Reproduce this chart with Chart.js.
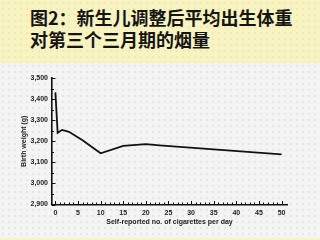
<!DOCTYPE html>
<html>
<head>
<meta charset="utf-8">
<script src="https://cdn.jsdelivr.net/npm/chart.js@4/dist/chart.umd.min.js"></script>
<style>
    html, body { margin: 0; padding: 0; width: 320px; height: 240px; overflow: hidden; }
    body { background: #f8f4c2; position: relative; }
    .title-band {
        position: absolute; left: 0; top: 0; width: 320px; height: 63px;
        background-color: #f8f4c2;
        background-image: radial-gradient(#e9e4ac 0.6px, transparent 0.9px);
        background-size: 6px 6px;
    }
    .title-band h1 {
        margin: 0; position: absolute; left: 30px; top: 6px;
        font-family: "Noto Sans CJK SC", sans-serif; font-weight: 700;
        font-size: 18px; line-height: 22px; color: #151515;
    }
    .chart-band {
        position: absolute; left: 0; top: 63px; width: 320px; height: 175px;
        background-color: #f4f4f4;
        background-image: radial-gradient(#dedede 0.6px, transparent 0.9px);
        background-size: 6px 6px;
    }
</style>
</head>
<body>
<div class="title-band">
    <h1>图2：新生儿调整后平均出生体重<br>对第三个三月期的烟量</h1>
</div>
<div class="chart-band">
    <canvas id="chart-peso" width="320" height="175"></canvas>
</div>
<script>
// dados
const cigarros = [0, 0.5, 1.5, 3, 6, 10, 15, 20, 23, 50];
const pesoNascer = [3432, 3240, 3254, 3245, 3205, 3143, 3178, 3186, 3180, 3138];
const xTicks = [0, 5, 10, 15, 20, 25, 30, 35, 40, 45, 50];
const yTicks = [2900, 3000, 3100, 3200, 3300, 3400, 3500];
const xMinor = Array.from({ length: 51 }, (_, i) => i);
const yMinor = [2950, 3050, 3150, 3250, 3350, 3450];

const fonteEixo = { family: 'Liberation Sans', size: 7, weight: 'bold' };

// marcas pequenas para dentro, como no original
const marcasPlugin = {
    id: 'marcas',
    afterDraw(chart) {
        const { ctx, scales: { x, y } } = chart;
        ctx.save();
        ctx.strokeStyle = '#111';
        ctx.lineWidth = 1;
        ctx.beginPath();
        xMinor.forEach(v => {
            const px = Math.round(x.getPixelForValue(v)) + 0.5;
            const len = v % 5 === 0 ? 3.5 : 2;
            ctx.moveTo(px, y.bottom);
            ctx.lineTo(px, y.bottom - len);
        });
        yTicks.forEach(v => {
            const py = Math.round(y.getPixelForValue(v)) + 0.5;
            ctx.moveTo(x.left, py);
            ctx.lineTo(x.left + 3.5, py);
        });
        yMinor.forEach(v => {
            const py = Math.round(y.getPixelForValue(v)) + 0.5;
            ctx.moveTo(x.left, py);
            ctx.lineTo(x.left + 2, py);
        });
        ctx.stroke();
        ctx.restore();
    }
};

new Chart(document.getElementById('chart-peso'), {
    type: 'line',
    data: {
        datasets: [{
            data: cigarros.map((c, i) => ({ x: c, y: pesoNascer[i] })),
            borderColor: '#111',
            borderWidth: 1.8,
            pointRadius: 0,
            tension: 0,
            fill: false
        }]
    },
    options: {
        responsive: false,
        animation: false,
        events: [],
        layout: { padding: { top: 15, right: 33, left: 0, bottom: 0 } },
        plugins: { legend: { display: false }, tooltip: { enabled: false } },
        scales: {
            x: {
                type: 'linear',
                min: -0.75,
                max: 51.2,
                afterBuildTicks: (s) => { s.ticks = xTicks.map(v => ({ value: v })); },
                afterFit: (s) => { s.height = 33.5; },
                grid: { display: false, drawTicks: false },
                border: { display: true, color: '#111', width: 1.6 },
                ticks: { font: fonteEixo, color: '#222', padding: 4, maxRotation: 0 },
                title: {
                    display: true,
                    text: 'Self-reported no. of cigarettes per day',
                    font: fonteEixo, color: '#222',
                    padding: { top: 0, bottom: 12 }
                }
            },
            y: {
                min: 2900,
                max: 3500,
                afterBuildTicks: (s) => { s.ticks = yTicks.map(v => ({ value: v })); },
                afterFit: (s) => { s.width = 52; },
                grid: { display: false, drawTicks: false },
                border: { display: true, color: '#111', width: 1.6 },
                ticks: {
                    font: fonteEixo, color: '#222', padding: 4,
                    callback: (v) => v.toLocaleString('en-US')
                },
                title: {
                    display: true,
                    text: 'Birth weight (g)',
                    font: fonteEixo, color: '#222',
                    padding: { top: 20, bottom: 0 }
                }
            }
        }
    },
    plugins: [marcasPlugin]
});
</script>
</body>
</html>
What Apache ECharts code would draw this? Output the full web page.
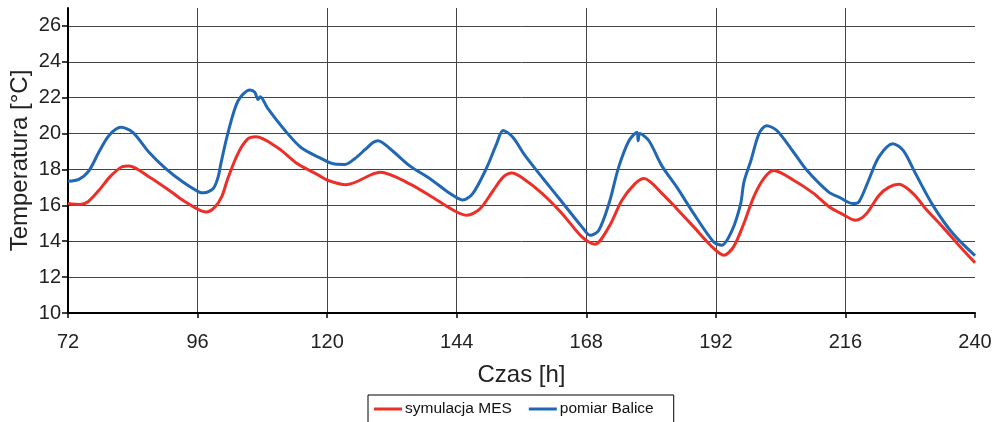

# # #

Exercise objective: Take every line containing the word "this" and copy it.

Complete output:
Reproduce this chart with Chart.js.
What Apache ECharts code would draw this? Output the full web page.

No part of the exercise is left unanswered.